>>>

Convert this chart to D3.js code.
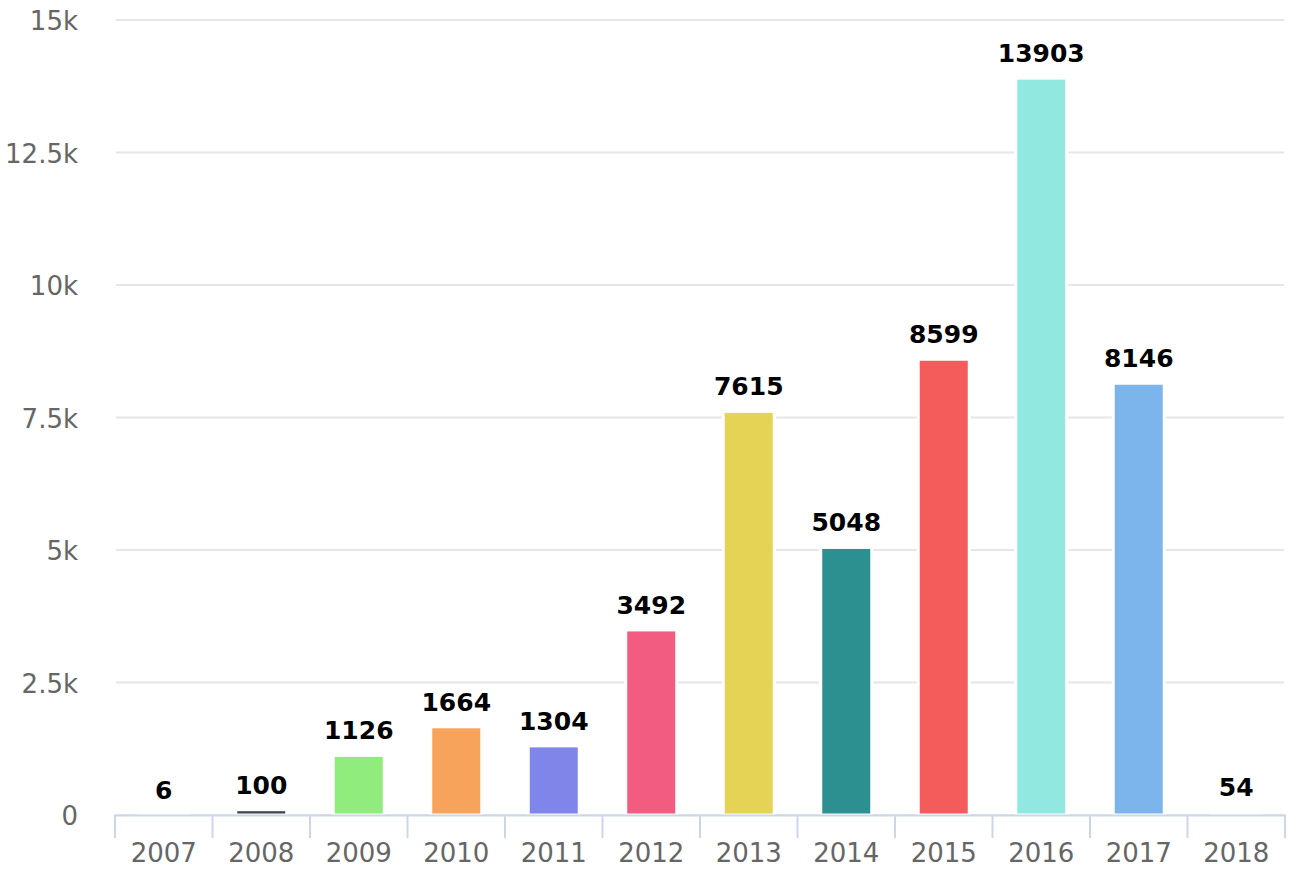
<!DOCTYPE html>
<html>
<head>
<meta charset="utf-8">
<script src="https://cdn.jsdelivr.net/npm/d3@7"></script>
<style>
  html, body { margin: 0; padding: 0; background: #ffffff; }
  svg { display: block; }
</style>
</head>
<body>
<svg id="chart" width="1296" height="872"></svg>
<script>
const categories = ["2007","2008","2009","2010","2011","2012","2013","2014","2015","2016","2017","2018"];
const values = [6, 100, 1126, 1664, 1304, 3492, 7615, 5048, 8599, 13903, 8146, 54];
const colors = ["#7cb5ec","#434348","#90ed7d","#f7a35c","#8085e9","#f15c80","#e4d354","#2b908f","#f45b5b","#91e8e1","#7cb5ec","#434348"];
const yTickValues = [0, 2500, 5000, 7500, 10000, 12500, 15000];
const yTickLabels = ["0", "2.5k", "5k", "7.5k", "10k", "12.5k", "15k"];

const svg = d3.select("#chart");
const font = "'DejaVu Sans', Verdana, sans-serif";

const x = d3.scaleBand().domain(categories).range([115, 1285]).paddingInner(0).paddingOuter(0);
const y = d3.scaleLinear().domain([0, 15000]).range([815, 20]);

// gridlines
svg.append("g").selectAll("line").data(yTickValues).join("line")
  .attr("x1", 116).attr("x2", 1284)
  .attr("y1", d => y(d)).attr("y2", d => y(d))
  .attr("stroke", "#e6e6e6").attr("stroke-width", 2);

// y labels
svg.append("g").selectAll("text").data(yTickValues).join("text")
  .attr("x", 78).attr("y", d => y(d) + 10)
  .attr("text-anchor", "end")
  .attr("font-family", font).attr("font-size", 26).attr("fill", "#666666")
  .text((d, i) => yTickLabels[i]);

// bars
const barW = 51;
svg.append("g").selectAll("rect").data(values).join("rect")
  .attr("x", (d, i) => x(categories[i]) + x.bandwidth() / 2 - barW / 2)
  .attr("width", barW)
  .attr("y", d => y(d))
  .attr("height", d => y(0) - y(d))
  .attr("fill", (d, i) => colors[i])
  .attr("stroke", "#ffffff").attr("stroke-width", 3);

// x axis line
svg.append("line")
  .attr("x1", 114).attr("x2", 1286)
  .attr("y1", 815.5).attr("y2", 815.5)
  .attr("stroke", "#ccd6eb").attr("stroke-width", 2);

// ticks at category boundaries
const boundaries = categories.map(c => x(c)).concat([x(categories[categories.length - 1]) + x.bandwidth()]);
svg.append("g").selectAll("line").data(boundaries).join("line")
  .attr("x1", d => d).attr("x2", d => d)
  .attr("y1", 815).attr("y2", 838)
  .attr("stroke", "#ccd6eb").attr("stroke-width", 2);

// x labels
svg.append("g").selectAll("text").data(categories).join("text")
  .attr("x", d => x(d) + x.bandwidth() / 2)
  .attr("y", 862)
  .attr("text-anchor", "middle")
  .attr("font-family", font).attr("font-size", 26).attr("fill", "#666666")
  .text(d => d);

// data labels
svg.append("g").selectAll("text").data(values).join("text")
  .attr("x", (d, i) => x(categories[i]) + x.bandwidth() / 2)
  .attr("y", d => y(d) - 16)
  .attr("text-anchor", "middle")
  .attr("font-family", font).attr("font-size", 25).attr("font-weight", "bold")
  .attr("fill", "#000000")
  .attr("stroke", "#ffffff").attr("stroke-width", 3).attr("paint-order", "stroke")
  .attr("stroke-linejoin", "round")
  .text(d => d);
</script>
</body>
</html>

<<<

WORK TO DO:
Copy all the lines of data exactly as they appear, dropping any images.

EXERCISE OUTPUT:
Convert this chart to D3.js code.
<!DOCTYPE html>
<html>
<head>
<meta charset="utf-8">
<script src="https://cdn.jsdelivr.net/npm/d3@7"></script>
<style>
  html, body { margin: 0; padding: 0; background: #ffffff; }
  svg { display: block; }
</style>
</head>
<body>
<svg id="chart" width="1296" height="872"></svg>
<script>
const categories = ["2007","2008","2009","2010","2011","2012","2013","2014","2015","2016","2017","2018"];
const values = [6, 100, 1126, 1664, 1304, 3492, 7615, 5048, 8599, 13903, 8146, 54];
const colors = ["#7cb5ec","#434348","#90ed7d","#f7a35c","#8085e9","#f15c80","#e4d354","#2b908f","#f45b5b","#91e8e1","#7cb5ec","#434348"];
const yTickValues = [0, 2500, 5000, 7500, 10000, 12500, 15000];
const yTickLabels = ["0", "2.5k", "5k", "7.5k", "10k", "12.5k", "15k"];

const svg = d3.select("#chart");
const font = "'DejaVu Sans', Verdana, sans-serif";

const x = d3.scaleBand().domain(categories).range([115, 1285]).paddingInner(0).paddingOuter(0);
const y = d3.scaleLinear().domain([0, 15000]).range([815, 20]);

// gridlines
svg.append("g").selectAll("line").data(yTickValues).join("line")
  .attr("x1", 116).attr("x2", 1284)
  .attr("y1", d => y(d)).attr("y2", d => y(d))
  .attr("stroke", "#e6e6e6").attr("stroke-width", 2);

// y labels
svg.append("g").selectAll("text").data(yTickValues).join("text")
  .attr("x", 78).attr("y", d => y(d) + 10)
  .attr("text-anchor", "end")
  .attr("font-family", font).attr("font-size", 26).attr("fill", "#666666")
  .text((d, i) => yTickLabels[i]);

// bars
const barW = 51;
svg.append("g").selectAll("rect").data(values).join("rect")
  .attr("x", (d, i) => x(categories[i]) + x.bandwidth() / 2 - barW / 2)
  .attr("width", barW)
  .attr("y", d => y(d))
  .attr("height", d => y(0) - y(d))
  .attr("fill", (d, i) => colors[i])
  .attr("stroke", "#ffffff").attr("stroke-width", 3);

// x axis line
svg.append("line")
  .attr("x1", 114).attr("x2", 1286)
  .attr("y1", 815.5).attr("y2", 815.5)
  .attr("stroke", "#ccd6eb").attr("stroke-width", 2);

// ticks at category boundaries
const boundaries = categories.map(c => x(c)).concat([x(categories[categories.length - 1]) + x.bandwidth()]);
svg.append("g").selectAll("line").data(boundaries).join("line")
  .attr("x1", d => d).attr("x2", d => d)
  .attr("y1", 815).attr("y2", 838)
  .attr("stroke", "#ccd6eb").attr("stroke-width", 2);

// x labels
svg.append("g").selectAll("text").data(categories).join("text")
  .attr("x", d => x(d) + x.bandwidth() / 2)
  .attr("y", 862)
  .attr("text-anchor", "middle")
  .attr("font-family", font).attr("font-size", 26).attr("fill", "#666666")
  .text(d => d);

// data labels
svg.append("g").selectAll("text").data(values).join("text")
  .attr("x", (d, i) => x(categories[i]) + x.bandwidth() / 2)
  .attr("y", d => y(d) - 16)
  .attr("text-anchor", "middle")
  .attr("font-family", font).attr("font-size", 25).attr("font-weight", "bold")
  .attr("fill", "#000000")
  .attr("stroke", "#ffffff").attr("stroke-width", 3).attr("paint-order", "stroke")
  .attr("stroke-linejoin", "round")
  .text(d => d);
</script>
</body>
</html>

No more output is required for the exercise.